Zuerst Kino-Weltpremiere, dann im Fernsehen verfügbar
Wenn Tschugger ins Kino kommt, haben wir es hier natürlich nicht mit einer normalen, sondern mit einer WW-Premiere zu tun. Also einer gleichzeitigen Wallis- und Weltpremiere.
Dem «Kino-first»-Ansatz soll dann im November 2024 die übliche TV-Verwertung folgen: Dann werden die fünf neuen Episoden im Fernsehen ausgestrahlt und auf SRF und auf Play Suisse verfügbar sein.
Wie sich die (vorerst) letzte Vorstellung von Bax & Co anfühlt, liest Du in der Sendekritik und Würdigung von Tschuggel Staffel 4 hier.
Neben Bax auch Pirmin, Smetterling und Valmira mit von der Partie
So wie es jetzt aussieht, soll nach der vierten Staffel voraussichtlich Schluss sein mit der Kultserie, die auch in der vierten Auflage von David Constantin als Autor, Regisseur und Hauptfigur lebt.
Wie im Trailer zur vierten Staffel, beziehungsweise zum Film «Der Lätscht Fall» zu sehen ist, werden neben Titelheld Johannes «Bax» Schmidhalter auch weitere Kultfiguren der Polizeikomödie wie Pirmin, Smetterling und Valmira wieder mit von der Walliser Partie sein.
Wer Constantin Davids Ursprung kennt: Lineli Solutions/Kinder Isarels und die „skandal“ Filme „Panzerkinder“ und natürlich „Schnütz“ mit Ueli Maurer, wundert sich über das Konzept von Tschugger nicht, der hat nicht’s anderes erwartet 😉
Anmerkugen, Le Bouveret ist im Kanton Waadt
Tschugger für Polizist ist original Berndeutsch, kommt daher dass der damalige Direktor der Stravollzugsanstalt Witzwil als Wärter hauptsächlich Burschen vom nahglegenen Tschugg einstellte
Klugscheisser Modus aus
Hallo und danke für die Inputs zu David Constantin, dessen Schaffen ich noch nicht lange verfolge, der nun aber definitiv auf meinem Radarschirm ist.

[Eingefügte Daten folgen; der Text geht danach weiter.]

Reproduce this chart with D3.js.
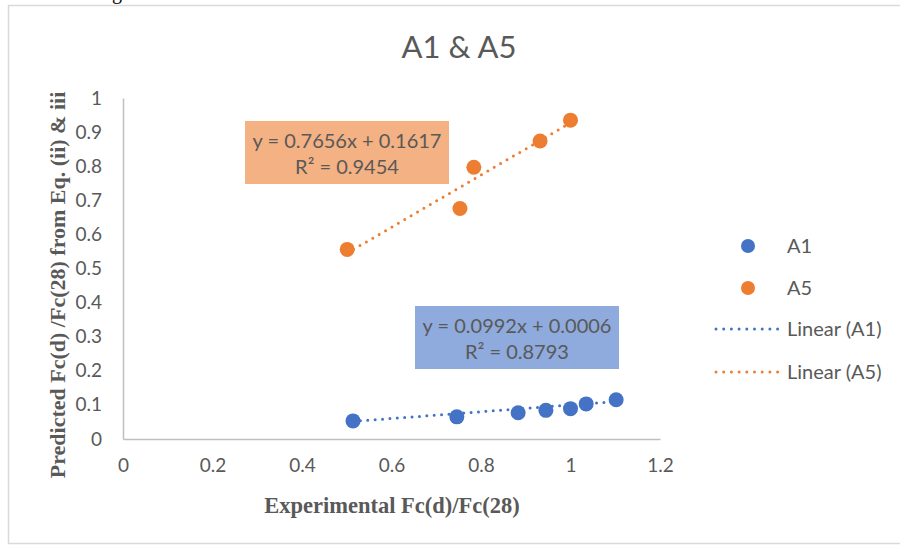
<!DOCTYPE html>
<html lang="en">
  <head>
    <meta charset="utf-8" />
    <title>A1 &amp; A5</title>
    <style>
      body {
        margin: 0;
        background: #fff;
      }
      svg {
        display: block;
      }
      .tick-label {
        font-family: Lato, "Open Sans", sans-serif;
        font-size: 19px;
        fill: #595959;
      }
      .axis-title {
        font-family: "Liberation Serif", "Times New Roman", serif;
        font-weight: bold;
        font-size: 22.5px;
        fill: #595959;
      }
    </style>
    <script src="https://d3js.org/d3.v7.min.js"></script>
  </head>

  <body>
    <svg width="900" height="546"></svg>

    <script>
      // values
      var a1X = [0.514, 0.746, 0.883, 0.945, 1.0, 1.035, 1.102];
      var a1Y = [0.053, 0.065, 0.077, 0.084, 0.089, 0.103, 0.115];
      var a5X = [0.501, 0.753, 0.784, 0.932, 1.0];
      var a5Y = [0.556, 0.676, 0.797, 0.874, 0.935];

      // trendline fits as printed on the chart
      var a1Fit = { slope: 0.0992, intercept: 0.0006, label: ["y = 0.0992x + 0.0006", "R\u00B2 = 0.8793"] };
      var a5Fit = { slope: 0.7656, intercept: 0.1617, label: ["y = 0.7656x + 0.1617", "R\u00B2 = 0.9454"] };

      var xTicks = [0, 0.2, 0.4, 0.6, 0.8, 1, 1.2];
      var yTicks = [0, 0.1, 0.2, 0.3, 0.4, 0.5, 0.6, 0.7, 0.8, 0.9, 1];
      var legendNames = ["A1", "A5", "Linear (A1)", "Linear (A5)"];

      var blue = "#4472C4",
        orange = "#ED7D31";

      var svg = d3.select("svg");

      // outer chart frame (runs off the right edge)
      svg
        .append("rect")
        .attr("x", 8.5)
        .attr("y", 5.5)
        .attr("width", 900)
        .attr("height", 538)
        .attr("fill", "#fff")
        .attr("stroke", "#D9D9D9")
        .attr("stroke-width", 1.5);

      // bit of document text cut off above the chart
      svg
        .append("text")
        .attr("x", 112)
        .attr("y", -1)
        .attr("font-family", "Liberation Serif, serif")
        .attr("font-size", 20)
        .attr("fill", "#000")
        .text("g");

      var x = d3.scaleLinear().domain([0, 1.2]).range([123, 660]);
      var y = d3.scaleLinear().domain([0, 1]).range([439, 98]);

      // title
      svg
        .append("text")
        .attr("x", 459)
        .attr("y", 58)
        .attr("text-anchor", "middle")
        .attr("font-family", "Lato, sans-serif")
        .attr("font-size", 31)
        .attr("fill", "#595959")
        .text("A1 & A5");

      // axes
      var xAxis = svg
        .append("g")
        .attr("transform", "translate(0," + y(0) + ")")
        .call(d3.axisBottom(x).tickValues(xTicks).tickSize(0).tickPadding(20).tickFormat(d3.format("")));
      xAxis.select(".domain").attr("stroke", "#BFBFBF").attr("stroke-width", 1.5);
      xAxis.selectAll("text").attr("class", "tick-label").attr("font-family", null).attr("font-size", null);

      var yAxis = svg
        .append("g")
        .attr("transform", "translate(" + x(0) + ",0)")
        .call(d3.axisLeft(y).tickValues(yTicks).tickSize(0).tickPadding(21).tickFormat(d3.format("")));
      yAxis.select(".domain").attr("stroke", "#BFBFBF").attr("stroke-width", 1.5);
      yAxis.selectAll("text").attr("class", "tick-label").attr("font-family", null).attr("font-size", null);

      // axis titles
      svg
        .append("text")
        .attr("class", "axis-title")
        .attr("x", 392)
        .attr("y", 513)
        .attr("text-anchor", "middle")
        .text("Experimental Fc(d)/Fc(28)");

      svg
        .append("text")
        .attr("class", "axis-title")
        .attr("transform", "translate(65,285) rotate(-90)")
        .attr("text-anchor", "middle")
        .style("font-size", "22px")
        .text("Predicted Fc(d) /Fc(28) from Eq. (ii) & iii");

      // dotted trendlines over the data range
      function trend(xs, fit, color) {
        var x0 = d3.min(xs),
          x1 = d3.max(xs);
        svg
          .append("line")
          .attr("x1", x(x0))
          .attr("y1", y(fit.slope * x0 + fit.intercept))
          .attr("x2", x(x1))
          .attr("y2", y(fit.slope * x1 + fit.intercept))
          .attr("stroke", color)
          .attr("stroke-width", 3)
          .attr("stroke-linecap", "round")
          .attr("stroke-dasharray", "0 7.4");
      }
      trend(a1X, a1Fit, blue);
      trend(a5X, a5Fit, orange);

      // points
      function points(xs, ys, color) {
        svg
          .append("g")
          .selectAll("circle")
          .data(xs.map((d, i) => [d, ys[i]]))
          .enter()
          .append("circle")
          .attr("cx", (d) => x(d[0]))
          .attr("cy", (d) => y(d[1]))
          .attr("r", 7.5)
          .attr("fill", color);
      }
      points(a1X, a1Y, blue);
      points(a5X, a5Y, orange);

      // equation labels
      function eqBox(fit, bx, by, fill) {
        var g = svg.append("g").attr("transform", "translate(" + bx + "," + by + ")");
        g.append("rect").attr("width", 204).attr("height", 63).attr("fill", fill);
        g.selectAll("text")
          .data(fit.label)
          .enter()
          .append("text")
          .attr("x", 102)
          .attr("y", (d, i) => 27 + i * 26)
          .attr("text-anchor", "middle")
          .attr("font-family", "Lato, sans-serif")
          .attr("font-size", 20)
          .attr("fill", "#595959")
          .text((d) => d);
      }
      eqBox(a5Fit, 245, 121, "#F4B183");
      eqBox(a1Fit, 415, 306, "#8FAADC");

      // legend
      var legendColors = [blue, orange, blue, orange];
      var legendY = [246, 288, 329, 372];
      legendNames.forEach((name, i) => {
        var row = svg.append("g").attr("transform", "translate(0," + legendY[i] + ")");
        if (i < 2) {
          row.append("circle").attr("cx", 748).attr("cy", 0).attr("r", 7).attr("fill", legendColors[i]);
        } else {
          row
            .append("line")
            .attr("x1", 716)
            .attr("x2", 778)
            .attr("y1", 0)
            .attr("y2", 0)
            .attr("stroke", legendColors[i])
            .attr("stroke-width", 3)
            .attr("stroke-linecap", "round")
            .attr("stroke-dasharray", "0 7.7");
        }
        row
          .append("text")
          .attr("x", 787)
          .attr("y", 7)
          .attr("font-family", "Lato, sans-serif")
          .attr("font-size", 20)
          .attr("fill", "#595959")
          .text(name);
      });
    </script>
  </body>
</html>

Das Wort «Tschugger» oder «Schugger» ist wohl schweizweit sehr verbreitet; der bekannte Dialektforscher Christian Schmid hat das kürzlich so gesagt: «Tschugger oder Schugger, wo im Schwizerdütsche Wörterbuech beleit isch für Basu, Bärn, Chur, Züri, Zuug u ds Waliss, u wo bim Rudolf vo Tavel u bim Otto vo Greyerz mundaartliteraarisch isch woorde, isch es Wort us em Rootwäutsche. Es heisst öppe sövu wi ‹der Späher›. Es söu nämmlech vo jiddisch chockar häärchoo, u chockar heisst ‹er hat gespäht›.»